Why the ending keeps the series in conversation

Part of the book’s lasting reputation comes from the fact that readers continue to debate its final movement. The ending is not controversial because it is incoherent. It is debated because it remains faithful to the series’ core concerns about inheritance, authorship, and what one generation owes the next. Some readers want cleaner catharsis. The book instead delivers a more reflective and morally charged close, one that forces readers to ask whether the cycle has truly been broken or merely reinterpreted.

That refusal to hand out a shallow victory is one reason the comic still feels alive in discussion. It finishes the plot, but it leaves the themes vibrating. For a series so concerned with recurrence, performance, and what survives after brilliance burns out, that is exactly the right kind of afterlife.

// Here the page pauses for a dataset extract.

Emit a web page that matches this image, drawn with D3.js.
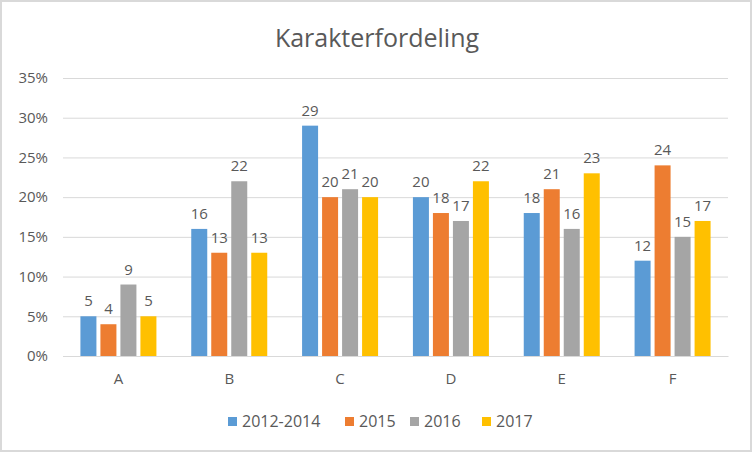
<!DOCTYPE html>
<html><head><meta charset="utf-8">
<script src="https://cdn.jsdelivr.net/npm/d3@7"></script>
<style>body{margin:0;background:#fff}svg{display:block}text{font-family:"Open Sans",sans-serif;fill:#595959}</style>
</head><body><svg id="c" width="752" height="452"></svg>
<script>
const categories = ["A","B","C","D","E","F"];
const seriesNames = ["2012-2014","2015","2016","2017"];
const colors = ["#5B9BD5","#ED7D31","#A5A5A5","#FFC000"];
const s2012_2014 = [5,16,29,20,18,12];
const s2015 = [4,13,20,18,21,24];
const s2016 = [9,22,21,17,16,15];
const s2017 = [5,13,20,22,23,17];
const yTicks = [0,5,10,15,20,25,30,35];
const title = "Karakterfordeling";

const series = [s2012_2014, s2015, s2016, s2017];
const svg = d3.select("#c");
svg.append("rect").attr("x",1).attr("y",1).attr("width",750).attr("height",450).attr("fill","#fff").attr("stroke","#D9D9D9").attr("stroke-width",2);

const m = {l:63, r:728, t:78, b:356};
const x = d3.scaleBand().domain(categories).range([m.l,m.r]);
const xs = d3.scaleBand().domain(seriesNames).range([0,80]).paddingInner(0.2).paddingOuter(0.1);
const y = d3.scaleLinear().domain([0,35]).range([m.b,m.t]);

svg.append("text").attr("x",377).attr("y",47).attr("text-anchor","middle").style("font-size","25px").text(title);

const ya = svg.append("g").attr("transform",`translate(${m.l},0)`)
  .call(d3.axisLeft(y).tickValues(yTicks).tickSize(-(m.r-m.l)).tickFormat(d=>d+"%").tickPadding(15));
ya.select(".domain").remove();
ya.selectAll("line").attr("stroke","#D9D9D9");
ya.selectAll("text").style("font-size","15px").attr("fill","#595959");

const xa = svg.append("g").attr("transform",`translate(0,${m.b})`).call(d3.axisBottom(x).tickSize(0).tickPadding(17));
xa.select(".domain").attr("stroke","#D9D9D9");
xa.selectAll("text").style("font-size","15px").attr("fill","#595959");

const off = (x.bandwidth()-80)/2;
series.forEach((vals,si)=>{
  const g = svg.append("g");
  g.selectAll("rect").data(vals).join("rect")
    .attr("x",(d,i)=>x(categories[i])+off+xs(seriesNames[si]))
    .attr("width",xs.bandwidth())
    .attr("y",d=>y(d)).attr("height",d=>y(0)-y(d)).attr("fill",colors[si]);
  g.selectAll("text").data(vals).join("text")
    .attr("x",(d,i)=>x(categories[i])+off+xs(seriesNames[si])+xs.bandwidth()/2)
    .attr("y",d=>y(d)-10).attr("text-anchor","middle").style("font-size","15px").text(d=>d);
});

const legX = [228,345,410,482];
const lg = svg.append("g");
seriesNames.forEach((n,i)=>{
  lg.append("rect").attr("x",legX[i]).attr("y",417).attr("width",9).attr("height",9).attr("fill",colors[i]);
  lg.append("text").attr("x",legX[i]+14).attr("y",427).style("font-size","16px").text(n);
});
</script></body></html>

What makes the comic feel emotionally different from ordinary fantasy

The series also distinguishes itself by how quickly it moves from enchantment to grief. Many fantasy books ask readers to dream of entering a larger-than-life world. The Wicked + The Divine invites that dream and then examines the damage hidden inside it. That emotional reversal is one reason the book feels sharper than many stylish genre works. It understands the appeal of transcendence, but it keeps asking who pays for it, who performs it, and who gets discarded once the audience wants the next miracle.